REQUIREMENTS
Report how many lines below contain the word "this". Give only the number.

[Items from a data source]
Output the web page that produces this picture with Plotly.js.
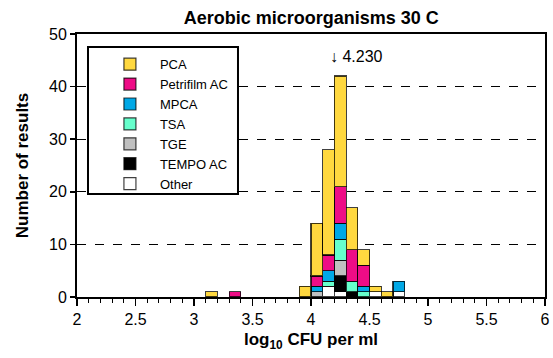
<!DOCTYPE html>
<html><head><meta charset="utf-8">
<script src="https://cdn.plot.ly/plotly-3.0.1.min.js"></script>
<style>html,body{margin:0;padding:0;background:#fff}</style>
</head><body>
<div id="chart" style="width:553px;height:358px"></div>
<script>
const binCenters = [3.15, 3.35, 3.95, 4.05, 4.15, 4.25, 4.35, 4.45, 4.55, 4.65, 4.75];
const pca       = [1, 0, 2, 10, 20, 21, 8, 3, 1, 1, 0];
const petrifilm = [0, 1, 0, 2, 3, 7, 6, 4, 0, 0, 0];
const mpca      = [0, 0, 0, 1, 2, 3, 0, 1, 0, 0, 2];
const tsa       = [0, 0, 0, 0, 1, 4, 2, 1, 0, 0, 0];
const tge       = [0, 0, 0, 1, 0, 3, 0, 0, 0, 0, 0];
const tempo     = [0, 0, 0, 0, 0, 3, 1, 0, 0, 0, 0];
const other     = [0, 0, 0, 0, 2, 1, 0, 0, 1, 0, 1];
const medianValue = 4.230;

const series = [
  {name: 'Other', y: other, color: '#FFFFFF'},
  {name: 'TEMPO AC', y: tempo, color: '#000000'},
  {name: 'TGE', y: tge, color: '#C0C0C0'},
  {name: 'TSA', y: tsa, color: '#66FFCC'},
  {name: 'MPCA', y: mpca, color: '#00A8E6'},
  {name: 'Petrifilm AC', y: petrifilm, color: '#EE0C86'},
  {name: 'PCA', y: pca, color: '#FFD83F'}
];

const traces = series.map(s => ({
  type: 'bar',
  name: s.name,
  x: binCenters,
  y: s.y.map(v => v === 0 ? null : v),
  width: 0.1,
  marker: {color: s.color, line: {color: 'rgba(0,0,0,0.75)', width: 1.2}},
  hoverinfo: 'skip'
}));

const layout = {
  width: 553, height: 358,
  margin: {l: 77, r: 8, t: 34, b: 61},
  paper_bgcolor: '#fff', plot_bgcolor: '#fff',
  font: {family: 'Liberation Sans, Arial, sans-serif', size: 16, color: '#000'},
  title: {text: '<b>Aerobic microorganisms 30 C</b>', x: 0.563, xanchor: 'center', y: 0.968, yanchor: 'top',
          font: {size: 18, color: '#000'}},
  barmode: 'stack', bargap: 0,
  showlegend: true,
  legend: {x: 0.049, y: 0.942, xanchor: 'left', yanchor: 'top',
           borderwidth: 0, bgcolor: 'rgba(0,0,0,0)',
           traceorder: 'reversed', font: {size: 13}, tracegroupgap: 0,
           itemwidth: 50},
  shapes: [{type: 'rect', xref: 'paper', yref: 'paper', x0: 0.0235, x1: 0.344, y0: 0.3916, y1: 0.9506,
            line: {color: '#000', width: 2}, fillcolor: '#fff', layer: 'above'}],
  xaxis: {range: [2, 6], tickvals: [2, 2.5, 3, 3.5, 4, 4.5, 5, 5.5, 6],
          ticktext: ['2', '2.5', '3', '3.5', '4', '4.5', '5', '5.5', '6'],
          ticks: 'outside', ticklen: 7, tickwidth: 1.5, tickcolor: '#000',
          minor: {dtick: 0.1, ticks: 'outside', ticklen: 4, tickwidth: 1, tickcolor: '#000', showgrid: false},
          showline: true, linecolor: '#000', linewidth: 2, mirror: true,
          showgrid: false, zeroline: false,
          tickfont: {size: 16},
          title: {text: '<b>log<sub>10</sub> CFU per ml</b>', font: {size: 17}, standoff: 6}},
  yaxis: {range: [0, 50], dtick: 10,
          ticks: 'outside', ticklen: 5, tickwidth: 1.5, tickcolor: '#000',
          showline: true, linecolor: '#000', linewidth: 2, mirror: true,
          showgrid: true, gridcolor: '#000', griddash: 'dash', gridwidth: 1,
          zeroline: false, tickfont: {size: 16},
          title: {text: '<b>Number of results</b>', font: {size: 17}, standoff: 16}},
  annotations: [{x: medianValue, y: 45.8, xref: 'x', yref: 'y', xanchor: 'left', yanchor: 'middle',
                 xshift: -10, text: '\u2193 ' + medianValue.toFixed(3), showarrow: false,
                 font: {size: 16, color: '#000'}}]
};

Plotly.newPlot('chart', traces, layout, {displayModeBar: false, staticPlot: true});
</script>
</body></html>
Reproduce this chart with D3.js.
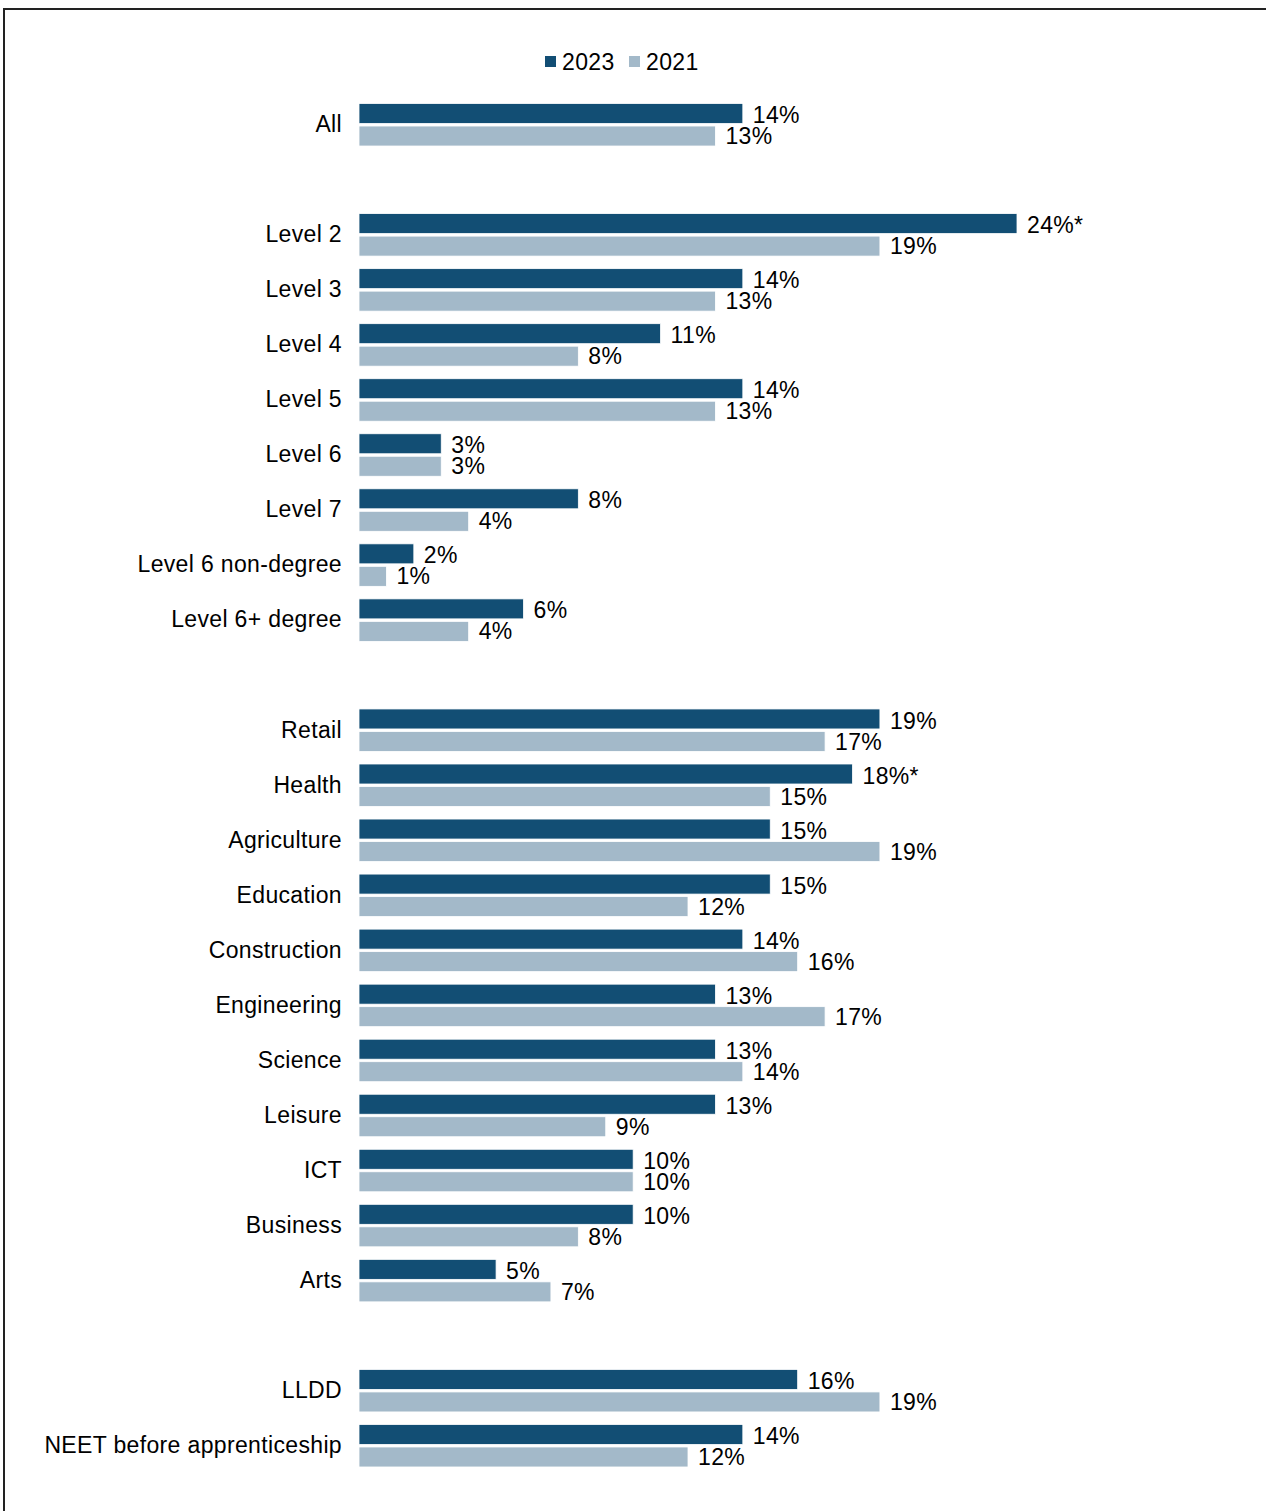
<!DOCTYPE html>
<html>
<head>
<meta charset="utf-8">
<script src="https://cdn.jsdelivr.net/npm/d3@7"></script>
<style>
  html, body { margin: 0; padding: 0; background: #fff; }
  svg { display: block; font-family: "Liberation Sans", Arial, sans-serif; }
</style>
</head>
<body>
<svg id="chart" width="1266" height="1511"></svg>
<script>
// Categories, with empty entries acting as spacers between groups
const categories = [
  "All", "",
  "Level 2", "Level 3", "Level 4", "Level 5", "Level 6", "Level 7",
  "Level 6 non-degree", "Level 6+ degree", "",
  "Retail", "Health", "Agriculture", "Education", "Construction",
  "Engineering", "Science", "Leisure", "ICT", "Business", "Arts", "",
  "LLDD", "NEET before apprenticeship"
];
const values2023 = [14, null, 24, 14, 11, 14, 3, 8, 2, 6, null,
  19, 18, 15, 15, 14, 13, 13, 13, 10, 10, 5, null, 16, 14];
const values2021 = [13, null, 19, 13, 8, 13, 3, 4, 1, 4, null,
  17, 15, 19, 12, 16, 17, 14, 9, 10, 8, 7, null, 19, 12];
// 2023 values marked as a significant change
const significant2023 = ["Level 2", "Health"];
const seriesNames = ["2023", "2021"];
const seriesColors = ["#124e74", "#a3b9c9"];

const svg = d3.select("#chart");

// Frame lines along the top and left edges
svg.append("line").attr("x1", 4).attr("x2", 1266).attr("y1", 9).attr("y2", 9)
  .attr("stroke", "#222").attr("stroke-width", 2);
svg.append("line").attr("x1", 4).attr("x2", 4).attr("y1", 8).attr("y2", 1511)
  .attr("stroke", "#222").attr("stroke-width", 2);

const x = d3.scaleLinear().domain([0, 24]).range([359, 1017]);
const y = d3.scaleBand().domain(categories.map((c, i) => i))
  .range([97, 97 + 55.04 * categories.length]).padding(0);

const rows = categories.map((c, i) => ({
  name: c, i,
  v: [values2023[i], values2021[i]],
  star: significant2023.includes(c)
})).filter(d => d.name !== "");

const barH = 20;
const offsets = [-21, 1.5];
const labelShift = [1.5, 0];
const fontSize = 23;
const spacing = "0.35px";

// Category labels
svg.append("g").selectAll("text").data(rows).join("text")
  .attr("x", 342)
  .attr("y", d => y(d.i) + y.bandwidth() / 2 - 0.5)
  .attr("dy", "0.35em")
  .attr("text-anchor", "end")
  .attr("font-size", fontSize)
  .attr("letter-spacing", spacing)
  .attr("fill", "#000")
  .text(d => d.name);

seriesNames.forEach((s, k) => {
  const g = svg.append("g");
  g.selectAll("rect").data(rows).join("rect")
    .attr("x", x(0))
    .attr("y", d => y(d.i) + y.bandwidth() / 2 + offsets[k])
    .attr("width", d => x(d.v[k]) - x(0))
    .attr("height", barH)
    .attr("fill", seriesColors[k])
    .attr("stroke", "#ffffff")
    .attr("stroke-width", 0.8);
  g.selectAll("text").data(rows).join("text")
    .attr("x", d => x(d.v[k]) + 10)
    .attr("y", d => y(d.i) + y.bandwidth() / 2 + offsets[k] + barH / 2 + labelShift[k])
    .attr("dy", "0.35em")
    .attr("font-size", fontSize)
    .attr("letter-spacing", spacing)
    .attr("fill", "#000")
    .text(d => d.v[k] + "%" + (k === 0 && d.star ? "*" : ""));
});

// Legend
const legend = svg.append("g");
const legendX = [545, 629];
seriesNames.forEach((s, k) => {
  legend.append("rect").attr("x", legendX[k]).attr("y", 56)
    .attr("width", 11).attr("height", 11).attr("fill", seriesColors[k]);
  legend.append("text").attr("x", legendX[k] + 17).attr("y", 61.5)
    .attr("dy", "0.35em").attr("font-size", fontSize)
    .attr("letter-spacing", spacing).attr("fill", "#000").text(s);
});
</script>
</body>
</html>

EXERCISE ANSWER
2